SOURCE MATERIAL:
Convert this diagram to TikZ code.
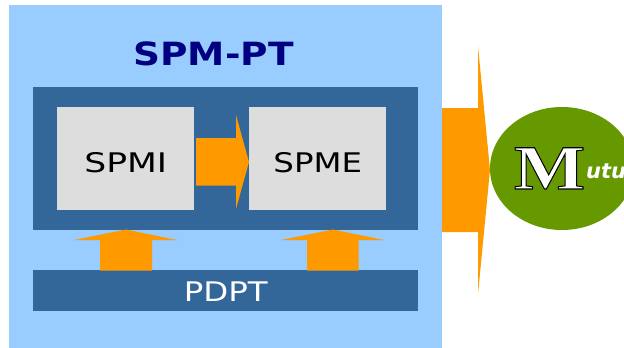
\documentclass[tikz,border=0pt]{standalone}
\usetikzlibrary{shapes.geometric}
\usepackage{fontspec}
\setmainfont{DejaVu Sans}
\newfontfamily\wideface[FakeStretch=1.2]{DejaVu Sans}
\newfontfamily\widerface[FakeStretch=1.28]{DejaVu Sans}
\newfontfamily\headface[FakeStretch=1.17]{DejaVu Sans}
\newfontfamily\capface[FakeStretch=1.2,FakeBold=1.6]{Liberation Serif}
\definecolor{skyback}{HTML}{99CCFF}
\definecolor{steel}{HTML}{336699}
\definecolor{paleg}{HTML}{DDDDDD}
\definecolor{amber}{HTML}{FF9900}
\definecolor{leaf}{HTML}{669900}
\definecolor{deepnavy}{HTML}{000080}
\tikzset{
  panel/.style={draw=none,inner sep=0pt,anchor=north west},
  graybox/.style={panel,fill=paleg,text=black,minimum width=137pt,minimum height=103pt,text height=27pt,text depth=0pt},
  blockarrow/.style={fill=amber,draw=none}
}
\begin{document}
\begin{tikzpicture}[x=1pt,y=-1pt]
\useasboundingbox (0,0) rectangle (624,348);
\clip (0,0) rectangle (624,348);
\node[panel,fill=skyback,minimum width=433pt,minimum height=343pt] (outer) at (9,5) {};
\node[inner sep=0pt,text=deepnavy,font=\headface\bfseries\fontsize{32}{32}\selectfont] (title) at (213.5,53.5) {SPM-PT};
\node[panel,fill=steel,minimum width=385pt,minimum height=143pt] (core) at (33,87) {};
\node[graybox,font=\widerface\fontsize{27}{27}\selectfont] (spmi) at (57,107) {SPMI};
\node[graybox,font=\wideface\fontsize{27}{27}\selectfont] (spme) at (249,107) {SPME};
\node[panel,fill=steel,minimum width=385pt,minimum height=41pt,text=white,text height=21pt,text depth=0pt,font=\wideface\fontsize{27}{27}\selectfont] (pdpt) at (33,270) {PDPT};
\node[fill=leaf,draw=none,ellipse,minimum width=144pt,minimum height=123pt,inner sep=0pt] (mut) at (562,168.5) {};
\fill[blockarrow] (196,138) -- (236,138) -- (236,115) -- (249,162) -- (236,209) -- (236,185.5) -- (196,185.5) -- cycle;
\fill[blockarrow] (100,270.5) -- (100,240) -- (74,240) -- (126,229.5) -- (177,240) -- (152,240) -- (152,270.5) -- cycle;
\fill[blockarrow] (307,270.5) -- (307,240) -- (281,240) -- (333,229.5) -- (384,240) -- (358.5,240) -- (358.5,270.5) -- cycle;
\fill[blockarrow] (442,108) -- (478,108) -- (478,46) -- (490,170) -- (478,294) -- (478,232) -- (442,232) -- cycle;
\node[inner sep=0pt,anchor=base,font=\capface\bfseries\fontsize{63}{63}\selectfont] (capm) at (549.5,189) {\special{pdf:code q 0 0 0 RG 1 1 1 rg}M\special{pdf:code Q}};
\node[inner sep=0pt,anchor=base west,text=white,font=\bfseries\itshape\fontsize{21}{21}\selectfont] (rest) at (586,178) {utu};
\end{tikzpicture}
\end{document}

PROBLEM TO WORK ON: Work out how many lines of the data above contain the string "code" and give the number alone.

EXPECTED ANSWER: 2